La conclusión que se saca, a poco que uno se esfuerce en ejercer la lógica aristotélica y la observación empírica, es que en nuestra democracia todo es postizo y de mentira, incluido el estado derecho, ese que reza en uno de sus primeros axiomas que todos somos iguales ante la Ley.

Semejante merengue merecía un adorno proporcional a su falta de sustancia, y que mejor para ello que una monarquía rococó de las que ponen tierra por medio cuando se descubre el pastel.

Pedro Sánchez y parte de su gobierno han pasado a formar parte de ese grupo de ciudadanos, ciegos voluntarios, que intentan establecer un cordón sanitario entre la forma de las Instituciones (la monarquía) y sus consecuencias más esperables (el privilegio y la corrupción). Aquí como en otros casos, la forma determina el contenido. No es difícil comprenderlo: el privilegio injustificado no es, y nunca lo ha sido, fuente de justicia.

Se entrega así Pedro Sánchez, con poca perspectiva de futuro, a esa estrategia hipócrita descrita por Lampedusa en «El Gatopardo”, que aconseja cambiar todo para que no cambie nada, la cual es alentada siempre por el conservadurismo más rancio.

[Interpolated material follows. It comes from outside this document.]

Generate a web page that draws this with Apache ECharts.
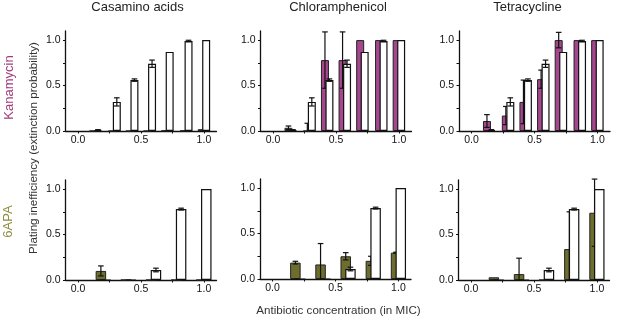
<!DOCTYPE html>
<html>
<head>
<meta charset="utf-8">
<script src="https://cdn.jsdelivr.net/npm/echarts@6/dist/echarts.min.js"></script>
<style>
  html, body { margin: 0; padding: 0; background: #fff; }
  #main { width: 617px; height: 318px; }
</style>
</head>
<body>
<div id="main"></div>
<script>
// concentrations (in MIC)
const kanConc = [0.14, 0.29, 0.43, 0.57, 0.71, 0.86, 1.0];
const apaConc = [0.2, 0.4, 0.6, 0.8, 1.0];

// tick labels
const xTickLabels = [0, 0.5, 1];
const xTicks = [0, 0.25, 0.5, 0.75, 1];
const yTickLabels = [0, 0.5, 1];
const yTicks = [0, 0.25, 0.5, 0.75, 1];

// Kanamycin row: white = antibiotic alone, purple = combination
const kanControl = [0.01, 0.32, 0.56, 0.74, 0.87, 0.99, 1.0];
const kanControlErr = [0.005, 0.045, 0.013, 0.04, 0, 0.008, 0];
const kanCasamino = [0, 0, 0, 0, 0.005, 0.005, 0.02];
const kanCasaminoErr = [0, 0, 0, 0, 0, 0, 0];
const kanChloram = [0.035, 0, 0.78, 0.78, 1.0, 1.0, 1.0];
const kanChloramErr = [0.02, 0.085, 0.31, 0.31, 0, 0, 0];
const kanTetra = [0.11, 0.17, 0.32, 0.57, 1.0, 1.0, 1.0];
const kanTetraErr = [0.07, 0.1, 0.24, 0.1, 0.085, 0, 0];

// 6APA row: white = antibiotic alone, green = combination
const apaControl = [0, 0, 0.11, 0.78, 1.0];
const apaControlErr = [0, 0, 0.02, 0.01, 0];
const apaCasamino = [0.1, 0, 0, 0, 0];
const apaCasaminoErr = [0.055, 0, 0, 0, 0];
const apaChloram = [0.18, 0.16, 0.25, 0.2, 0.29];
const apaChloramErr = [0.015, 0.23, 0.04, 0.05, 0.005];
const apaTetra = [0.03, 0.065, 0, 0.34, 0.74];
const apaTetraErr = [0, 0.175, 0, 0.41, 0.37];

const PURPLE = '#a5468f';
const GREEN = '#6d6d2d';
const FONT = 'Liberation Sans, Arial, sans-serif';

const panels = [
    { left: 65.5, top: 31, conc: kanConc, drug: kanCasamino, drugErr: kanCasaminoErr, ctrl: kanControl, ctrlErr: kanControlErr, color: PURPLE, barW: 8, gap: -0.44 },
    { left: 260.5, top: 31, conc: kanConc, drug: kanChloram, drugErr: kanChloramErr, ctrl: kanControl, ctrlErr: kanControlErr, color: PURPLE, barW: 8, gap: -0.44 },
    { left: 459, top: 31, conc: kanConc, drug: kanTetra, drugErr: kanTetraErr, ctrl: kanControl, ctrlErr: kanControlErr, color: PURPLE, barW: 8, gap: -0.44 },
    { left: 65.5, top: 180, conc: apaConc, drug: apaCasamino, drugErr: apaCasaminoErr, ctrl: apaControl, ctrlErr: apaControlErr, color: GREEN, barW: 10.5, gap: -0.55 },
    { left: 260, top: 179, conc: apaConc, drug: apaChloram, drugErr: apaChloramErr, ctrl: apaControl, ctrlErr: apaControlErr, color: GREEN, barW: 10.5, gap: -0.55 },
    { left: 458.5, top: 180, conc: apaConc, drug: apaTetra, drugErr: apaTetraErr, ctrl: apaControl, ctrlErr: apaControlErr, color: GREEN, barW: 10.5, gap: -0.55 },
];

// error bar drawn at the bar centre (shifted like the grouped bars)
function errorItem(shift, cap) {
    return function (params, api) {
        const x = api.value(0), y = api.value(1), e = api.value(2);
        if (!e) return null;
        const lo = Math.max(0, y - e);
        const top = api.coord([x, y + e]);
        const bot = api.coord([x, lo]);
        const cx = top[0] + shift;
        const st = { stroke: '#111', lineWidth: 1.2 };
        const children = [
            { type: 'line', shape: { x1: cx, y1: top[1], x2: cx, y2: bot[1] }, style: st },
            { type: 'line', shape: { x1: cx - cap, y1: top[1], x2: cx + cap, y2: top[1] }, style: st },
        ];
        if (y - e > 0) {
            children.push({ type: 'line', shape: { x1: cx - cap, y1: bot[1], x2: cx + cap, y2: bot[1] }, style: st });
        }
        return { type: 'group', children };
    };
}

const grid = [], xAxis = [], yAxis = [], series = [];
panels.forEach((p, i) => {
    grid.push({ left: p.left, top: p.top, width: 151, height: 100 });
    xAxis.push({
        type: 'value', gridIndex: i, min: -0.1, max: 1.1,
        splitLine: { show: false },
        axisLine: { onZero: false, lineStyle: { color: '#111', width: 1.3 } },
        axisTick: { show: true, length: 2.5, customValues: xTicks, lineStyle: { color: '#111' } },
        axisLabel: {
            customValues: xTickLabels, margin: 4, fontSize: 10.5, color: '#111', fontFamily: FONT,
            formatter: v => v.toFixed(1)
        }
    });
    yAxis.push({
        type: 'value', gridIndex: i, min: 0, max: 1.1,
        splitLine: { show: false },
        axisLine: { show: true, onZero: false, lineStyle: { color: '#111', width: 1.3 } },
        axisTick: { show: true, length: 2.5, customValues: yTicks, lineStyle: { color: '#111' } },
        axisLabel: {
            customValues: yTickLabels, margin: 5, fontSize: 10.5, color: '#111', fontFamily: FONT,
            formatter: v => v.toFixed(1)
        }
    });
    const sep = p.barW * (1 + p.gap) / 2;
    const gapStr = Math.round(p.gap * 100) + '%';
    series.push({
        type: 'bar', xAxisIndex: i, yAxisIndex: i, z: 2,
        barWidth: p.barW, barGap: gapStr,
        data: p.conc.map((c, k) => [c, p.drug[k]]),
        itemStyle: { color: p.color, borderColor: '#222', borderWidth: 1 }
    });
    series.push({
        type: 'custom', xAxisIndex: i, yAxisIndex: i, z: 3,
        renderItem: errorItem(-sep, 2.8),
        data: p.conc.map((c, k) => [c, p.drug[k], p.drugErr[k]])
    });
    series.push({
        type: 'bar', xAxisIndex: i, yAxisIndex: i, z: 4,
        barWidth: p.barW, barGap: gapStr,
        data: p.conc.map((c, k) => [c, p.ctrl[k]]),
        itemStyle: { color: '#fff', borderColor: '#111', borderWidth: 1.2 }
    });
    series.push({
        type: 'custom', xAxisIndex: i, yAxisIndex: i, z: 5,
        renderItem: errorItem(sep, 2.8),
        data: p.conc.map((c, k) => [c, p.ctrl[k], p.ctrlErr[k]])
    });
});

const txt = (text, x, y, size, fill, rot) => ({
    type: 'text', x, y, rotation: rot || 0,
    style: { text, fontSize: size, fill, fontFamily: FONT, textAlign: 'center', textVerticalAlign: 'middle' }
});

const chart = echarts.init(document.getElementById('main'));
chart.setOption({
    animation: false,
    grid, xAxis, yAxis, series,
    graphic: [
        txt('Casamino acids', 137.5, 7, 13, '#222'),
        txt('Chloramphenicol', 338, 7, 13, '#222'),
        txt('Tetracycline', 527.5, 7, 13, '#222'),
        txt('Kanamycin', 9, 87.5, 13, '#a23c7c', Math.PI / 2),
        txt('6APA', 8, 221.5, 13, '#8e8e40', Math.PI / 2),
        txt('Plating inefficiency (extinction probability)', 33.5, 148, 11.6, '#333', Math.PI / 2),
        txt('Antibiotic concentration (in MIC)', 338.5, 310.5, 11.6, '#333'),
    ]
});
</script>
</body>
</html>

La duda es si esa postura, en la línea del PSOE monárquico de Felipe González, otro excusador, concuerda con la opinión de sus militantes y votantes, generalmente progresistas o incluso en muchos casos socialdemócratas.

La Constitución hay que respetarla, sobra decirlo, pero también debe estar alerta a los defectos de fábrica y a las críticas. Debe tener las puertas abiertas a su reforma y mejora.

Otra forma de Estado es posible, y esto tampoco es necesario recordarlo. Es obvio. Y debe ser el pueblo soberano, mediante referéndum o el mecanismo que se considere, el que decida estas cuestiones principales, sobre todo cuando determinados defectos y vicios han quedado demostrados hasta la saciedad, por no decir hasta el hambre de justicia.

Se requiere con urgencia en nuestro país, para evitar la desmoralización general de la ciudadanía, que las altas magistraturas del Estado den ejemplo de honradez, y para ello nada mejor que el hecho de que estén sujetas a crítica y transparencia, renovación periódica, y respondan a la misma ley que el resto de los ciudadanos.

Estas características, propias de una democracia, es mucho más probable encontrarlas en una república que no en una monarquía.